- TASK PROMPT: Copy each line below that includes "this".

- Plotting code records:

----------------------------------------

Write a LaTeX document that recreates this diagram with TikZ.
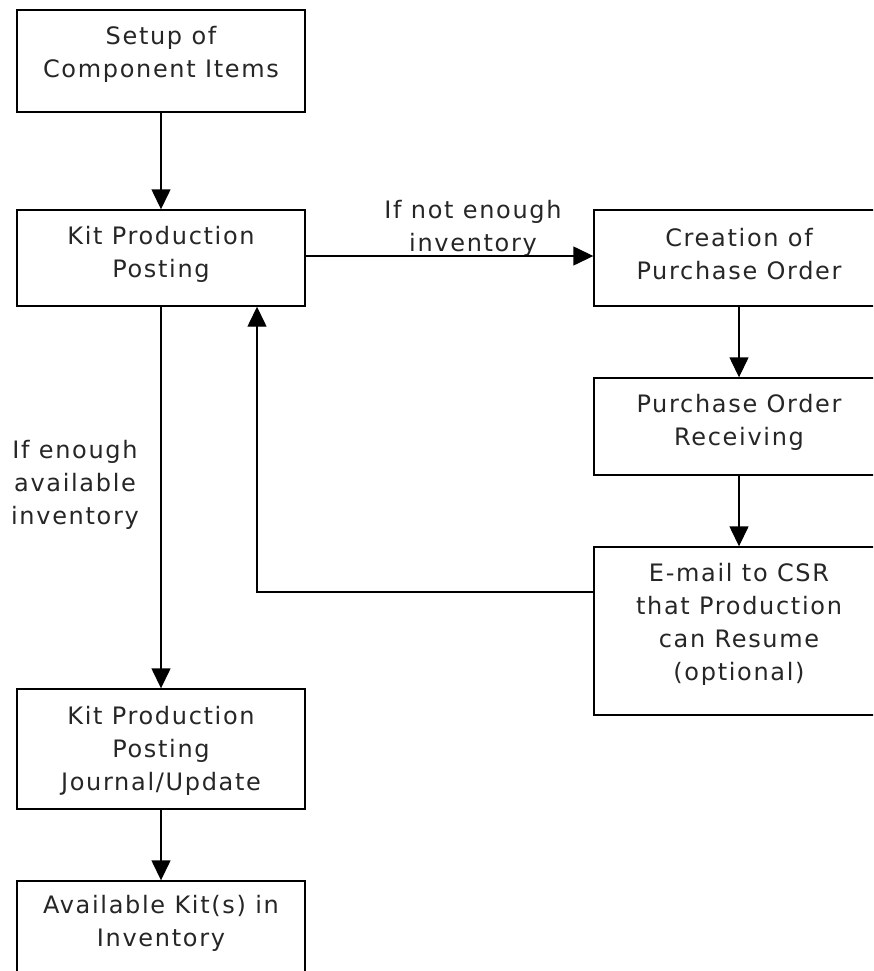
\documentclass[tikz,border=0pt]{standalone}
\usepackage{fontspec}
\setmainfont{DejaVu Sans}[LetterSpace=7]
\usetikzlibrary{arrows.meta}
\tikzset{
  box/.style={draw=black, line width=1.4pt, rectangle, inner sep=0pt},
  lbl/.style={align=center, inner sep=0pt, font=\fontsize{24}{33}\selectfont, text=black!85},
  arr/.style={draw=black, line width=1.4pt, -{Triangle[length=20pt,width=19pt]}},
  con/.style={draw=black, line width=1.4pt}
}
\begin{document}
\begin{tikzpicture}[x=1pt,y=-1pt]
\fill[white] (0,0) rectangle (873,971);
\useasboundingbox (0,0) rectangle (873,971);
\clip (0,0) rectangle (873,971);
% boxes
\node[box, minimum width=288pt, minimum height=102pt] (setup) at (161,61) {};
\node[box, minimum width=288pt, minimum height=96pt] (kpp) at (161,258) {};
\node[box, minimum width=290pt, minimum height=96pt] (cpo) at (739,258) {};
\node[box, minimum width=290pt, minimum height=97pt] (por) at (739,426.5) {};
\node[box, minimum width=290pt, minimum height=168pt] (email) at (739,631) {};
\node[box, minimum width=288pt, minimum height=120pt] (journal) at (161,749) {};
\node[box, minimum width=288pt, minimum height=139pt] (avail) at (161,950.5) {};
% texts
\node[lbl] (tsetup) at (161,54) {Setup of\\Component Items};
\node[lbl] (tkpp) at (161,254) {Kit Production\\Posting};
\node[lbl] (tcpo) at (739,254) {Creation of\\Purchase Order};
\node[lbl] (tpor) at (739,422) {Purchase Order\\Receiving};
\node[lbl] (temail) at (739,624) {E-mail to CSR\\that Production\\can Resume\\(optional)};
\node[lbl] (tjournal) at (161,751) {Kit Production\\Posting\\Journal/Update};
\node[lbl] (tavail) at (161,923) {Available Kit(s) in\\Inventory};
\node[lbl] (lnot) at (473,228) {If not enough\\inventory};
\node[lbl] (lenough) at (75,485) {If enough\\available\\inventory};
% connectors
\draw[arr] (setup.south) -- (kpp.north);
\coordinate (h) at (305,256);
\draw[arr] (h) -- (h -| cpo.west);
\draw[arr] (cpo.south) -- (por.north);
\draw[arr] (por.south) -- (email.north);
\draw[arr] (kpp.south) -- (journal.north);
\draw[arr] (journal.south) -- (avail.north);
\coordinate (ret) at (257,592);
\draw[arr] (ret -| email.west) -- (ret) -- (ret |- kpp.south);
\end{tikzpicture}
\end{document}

----------------------------------------

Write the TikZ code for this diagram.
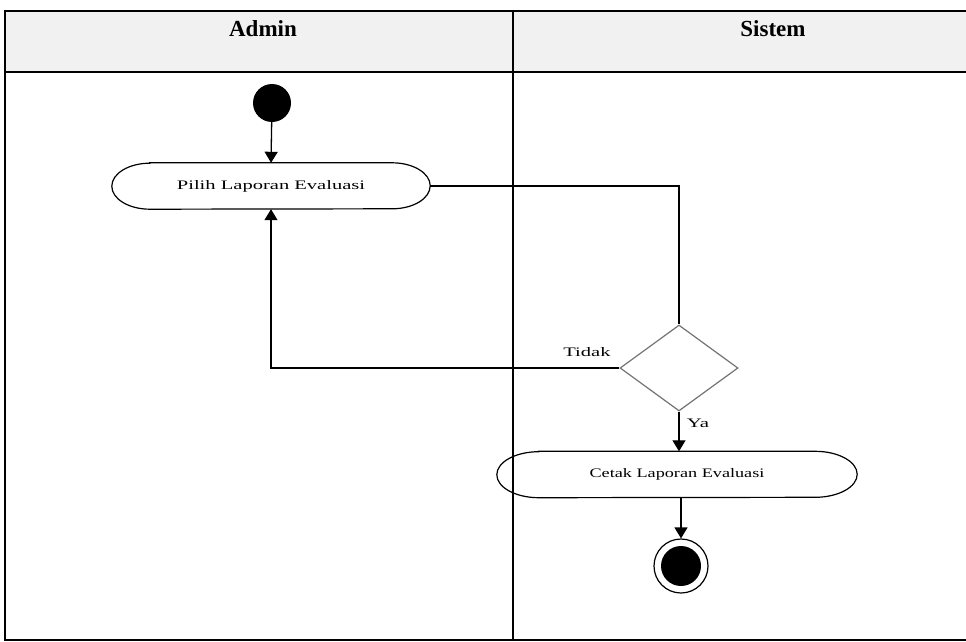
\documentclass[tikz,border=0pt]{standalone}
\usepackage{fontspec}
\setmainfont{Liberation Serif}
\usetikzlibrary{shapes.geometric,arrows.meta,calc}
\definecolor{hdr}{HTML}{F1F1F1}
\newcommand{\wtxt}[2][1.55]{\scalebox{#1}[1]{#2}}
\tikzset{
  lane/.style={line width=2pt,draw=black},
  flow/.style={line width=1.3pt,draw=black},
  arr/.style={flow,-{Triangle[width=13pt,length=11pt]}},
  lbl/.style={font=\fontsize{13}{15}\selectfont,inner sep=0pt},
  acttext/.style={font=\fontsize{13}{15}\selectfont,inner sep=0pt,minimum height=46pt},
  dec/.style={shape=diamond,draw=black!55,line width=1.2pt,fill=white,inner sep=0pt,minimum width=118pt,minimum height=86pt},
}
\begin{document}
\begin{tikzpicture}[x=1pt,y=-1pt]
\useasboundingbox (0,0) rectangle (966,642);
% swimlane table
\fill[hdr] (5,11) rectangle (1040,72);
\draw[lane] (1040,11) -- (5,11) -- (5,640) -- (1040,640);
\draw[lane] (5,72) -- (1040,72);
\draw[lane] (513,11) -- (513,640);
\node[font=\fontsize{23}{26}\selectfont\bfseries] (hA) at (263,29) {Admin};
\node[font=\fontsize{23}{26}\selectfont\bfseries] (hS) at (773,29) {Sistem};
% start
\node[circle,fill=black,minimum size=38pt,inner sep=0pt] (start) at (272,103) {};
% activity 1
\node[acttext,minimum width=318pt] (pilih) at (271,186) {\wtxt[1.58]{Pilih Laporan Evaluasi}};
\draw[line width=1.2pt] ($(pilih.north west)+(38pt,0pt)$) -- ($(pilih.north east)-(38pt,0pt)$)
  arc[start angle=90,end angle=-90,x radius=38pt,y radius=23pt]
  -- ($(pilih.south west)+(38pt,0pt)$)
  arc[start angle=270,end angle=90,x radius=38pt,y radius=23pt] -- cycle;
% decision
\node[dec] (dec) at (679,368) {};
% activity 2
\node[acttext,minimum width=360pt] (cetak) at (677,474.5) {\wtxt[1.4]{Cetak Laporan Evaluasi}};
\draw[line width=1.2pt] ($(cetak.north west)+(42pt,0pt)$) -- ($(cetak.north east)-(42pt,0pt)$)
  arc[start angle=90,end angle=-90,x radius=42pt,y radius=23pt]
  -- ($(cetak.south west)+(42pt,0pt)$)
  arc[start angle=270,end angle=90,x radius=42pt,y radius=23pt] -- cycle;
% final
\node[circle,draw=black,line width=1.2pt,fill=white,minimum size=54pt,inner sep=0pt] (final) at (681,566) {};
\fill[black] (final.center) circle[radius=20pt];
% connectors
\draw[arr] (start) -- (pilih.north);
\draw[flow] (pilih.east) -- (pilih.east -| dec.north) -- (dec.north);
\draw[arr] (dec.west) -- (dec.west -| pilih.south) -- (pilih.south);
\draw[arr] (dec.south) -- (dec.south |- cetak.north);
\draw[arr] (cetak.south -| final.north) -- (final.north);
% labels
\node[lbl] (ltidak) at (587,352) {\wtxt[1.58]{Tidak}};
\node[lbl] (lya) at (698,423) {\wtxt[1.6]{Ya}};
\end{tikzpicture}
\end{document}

----------------------------------------

- TASK RESULT:
Write a LaTeX document that recreates this diagram with TikZ.
Write the TikZ code for this diagram.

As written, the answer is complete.